● Your task: Each line from the start of the data below through the one containing "const tickGreen = 'rgb(45,95,45)'" must be reproduced exactly.

● Recorded data:
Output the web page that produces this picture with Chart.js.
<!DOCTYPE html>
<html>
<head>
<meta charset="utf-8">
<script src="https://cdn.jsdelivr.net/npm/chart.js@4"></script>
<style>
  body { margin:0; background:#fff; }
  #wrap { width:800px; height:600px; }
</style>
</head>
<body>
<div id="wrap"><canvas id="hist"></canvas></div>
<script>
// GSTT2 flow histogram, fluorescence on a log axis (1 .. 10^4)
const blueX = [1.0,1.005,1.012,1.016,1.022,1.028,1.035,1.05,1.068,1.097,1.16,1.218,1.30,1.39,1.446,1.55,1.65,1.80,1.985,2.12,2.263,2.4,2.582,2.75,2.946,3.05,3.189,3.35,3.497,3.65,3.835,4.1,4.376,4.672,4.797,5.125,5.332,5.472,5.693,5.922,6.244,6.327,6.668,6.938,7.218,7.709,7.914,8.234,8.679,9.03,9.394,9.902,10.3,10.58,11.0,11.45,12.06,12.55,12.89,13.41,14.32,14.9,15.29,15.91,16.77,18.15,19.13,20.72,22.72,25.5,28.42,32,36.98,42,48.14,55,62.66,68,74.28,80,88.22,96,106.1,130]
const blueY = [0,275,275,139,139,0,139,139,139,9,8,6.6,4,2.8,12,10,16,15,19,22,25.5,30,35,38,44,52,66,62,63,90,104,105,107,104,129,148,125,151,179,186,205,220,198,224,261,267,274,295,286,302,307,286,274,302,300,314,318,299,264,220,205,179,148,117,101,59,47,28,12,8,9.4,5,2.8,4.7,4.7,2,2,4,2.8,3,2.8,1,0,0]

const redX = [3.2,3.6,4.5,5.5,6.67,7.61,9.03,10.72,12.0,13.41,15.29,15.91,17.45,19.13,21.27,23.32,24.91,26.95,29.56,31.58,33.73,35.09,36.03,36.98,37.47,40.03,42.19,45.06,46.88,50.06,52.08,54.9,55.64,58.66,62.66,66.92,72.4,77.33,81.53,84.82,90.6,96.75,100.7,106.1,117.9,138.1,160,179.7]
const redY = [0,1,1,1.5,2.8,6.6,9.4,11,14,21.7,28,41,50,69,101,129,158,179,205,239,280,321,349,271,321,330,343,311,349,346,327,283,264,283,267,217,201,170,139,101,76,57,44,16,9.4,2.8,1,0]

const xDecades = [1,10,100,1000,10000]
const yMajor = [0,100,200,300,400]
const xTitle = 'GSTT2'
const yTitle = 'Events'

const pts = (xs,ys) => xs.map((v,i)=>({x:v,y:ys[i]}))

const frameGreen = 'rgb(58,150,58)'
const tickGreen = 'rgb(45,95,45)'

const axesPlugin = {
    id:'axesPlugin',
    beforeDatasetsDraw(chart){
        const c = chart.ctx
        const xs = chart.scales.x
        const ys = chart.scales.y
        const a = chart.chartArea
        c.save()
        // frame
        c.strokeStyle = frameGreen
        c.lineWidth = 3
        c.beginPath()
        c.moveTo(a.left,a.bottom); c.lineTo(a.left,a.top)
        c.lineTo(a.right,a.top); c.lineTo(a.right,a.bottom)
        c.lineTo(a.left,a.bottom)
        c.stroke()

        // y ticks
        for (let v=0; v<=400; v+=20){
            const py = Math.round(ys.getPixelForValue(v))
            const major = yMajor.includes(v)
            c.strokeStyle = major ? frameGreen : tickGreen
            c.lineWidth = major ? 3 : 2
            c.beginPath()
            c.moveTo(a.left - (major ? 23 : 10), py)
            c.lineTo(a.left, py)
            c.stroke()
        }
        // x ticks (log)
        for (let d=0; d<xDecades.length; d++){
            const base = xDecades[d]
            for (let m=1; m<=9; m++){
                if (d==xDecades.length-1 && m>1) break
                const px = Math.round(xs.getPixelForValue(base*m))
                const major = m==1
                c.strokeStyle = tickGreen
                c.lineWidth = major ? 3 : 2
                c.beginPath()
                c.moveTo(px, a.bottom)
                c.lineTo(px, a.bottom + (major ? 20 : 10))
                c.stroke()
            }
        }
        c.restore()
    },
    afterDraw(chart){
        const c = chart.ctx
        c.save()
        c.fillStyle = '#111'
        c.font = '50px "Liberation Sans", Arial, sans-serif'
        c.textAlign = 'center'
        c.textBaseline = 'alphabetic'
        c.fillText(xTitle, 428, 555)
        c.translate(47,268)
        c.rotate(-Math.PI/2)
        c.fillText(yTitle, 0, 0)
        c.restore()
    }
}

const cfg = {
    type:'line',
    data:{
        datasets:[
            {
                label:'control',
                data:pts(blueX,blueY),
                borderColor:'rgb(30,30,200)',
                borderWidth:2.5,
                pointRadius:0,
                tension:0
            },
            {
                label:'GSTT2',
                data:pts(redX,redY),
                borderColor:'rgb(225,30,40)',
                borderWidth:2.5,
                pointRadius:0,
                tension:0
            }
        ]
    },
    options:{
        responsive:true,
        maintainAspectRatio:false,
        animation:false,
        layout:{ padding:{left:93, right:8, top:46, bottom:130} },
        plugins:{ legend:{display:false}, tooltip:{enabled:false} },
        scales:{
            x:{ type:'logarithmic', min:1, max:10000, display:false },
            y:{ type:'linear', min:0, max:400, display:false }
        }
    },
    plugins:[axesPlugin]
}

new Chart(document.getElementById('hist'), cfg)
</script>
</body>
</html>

● Full solution:
Output the web page that produces this picture with Chart.js.
<!DOCTYPE html>
<html>
<head>
<meta charset="utf-8">
<script src="https://cdn.jsdelivr.net/npm/chart.js@4"></script>
<style>
  body { margin:0; background:#fff; }
  #wrap { width:800px; height:600px; }
</style>
</head>
<body>
<div id="wrap"><canvas id="hist"></canvas></div>
<script>
// GSTT2 flow histogram, fluorescence on a log axis (1 .. 10^4)
const blueX = [1.0,1.005,1.012,1.016,1.022,1.028,1.035,1.05,1.068,1.097,1.16,1.218,1.30,1.39,1.446,1.55,1.65,1.80,1.985,2.12,2.263,2.4,2.582,2.75,2.946,3.05,3.189,3.35,3.497,3.65,3.835,4.1,4.376,4.672,4.797,5.125,5.332,5.472,5.693,5.922,6.244,6.327,6.668,6.938,7.218,7.709,7.914,8.234,8.679,9.03,9.394,9.902,10.3,10.58,11.0,11.45,12.06,12.55,12.89,13.41,14.32,14.9,15.29,15.91,16.77,18.15,19.13,20.72,22.72,25.5,28.42,32,36.98,42,48.14,55,62.66,68,74.28,80,88.22,96,106.1,130]
const blueY = [0,275,275,139,139,0,139,139,139,9,8,6.6,4,2.8,12,10,16,15,19,22,25.5,30,35,38,44,52,66,62,63,90,104,105,107,104,129,148,125,151,179,186,205,220,198,224,261,267,274,295,286,302,307,286,274,302,300,314,318,299,264,220,205,179,148,117,101,59,47,28,12,8,9.4,5,2.8,4.7,4.7,2,2,4,2.8,3,2.8,1,0,0]

const redX = [3.2,3.6,4.5,5.5,6.67,7.61,9.03,10.72,12.0,13.41,15.29,15.91,17.45,19.13,21.27,23.32,24.91,26.95,29.56,31.58,33.73,35.09,36.03,36.98,37.47,40.03,42.19,45.06,46.88,50.06,52.08,54.9,55.64,58.66,62.66,66.92,72.4,77.33,81.53,84.82,90.6,96.75,100.7,106.1,117.9,138.1,160,179.7]
const redY = [0,1,1,1.5,2.8,6.6,9.4,11,14,21.7,28,41,50,69,101,129,158,179,205,239,280,321,349,271,321,330,343,311,349,346,327,283,264,283,267,217,201,170,139,101,76,57,44,16,9.4,2.8,1,0]

const xDecades = [1,10,100,1000,10000]
const yMajor = [0,100,200,300,400]
const xTitle = 'GSTT2'
const yTitle = 'Events'

const pts = (xs,ys) => xs.map((v,i)=>({x:v,y:ys[i]}))

const frameGreen = 'rgb(58,150,58)'
const tickGreen = 'rgb(45,95,45)'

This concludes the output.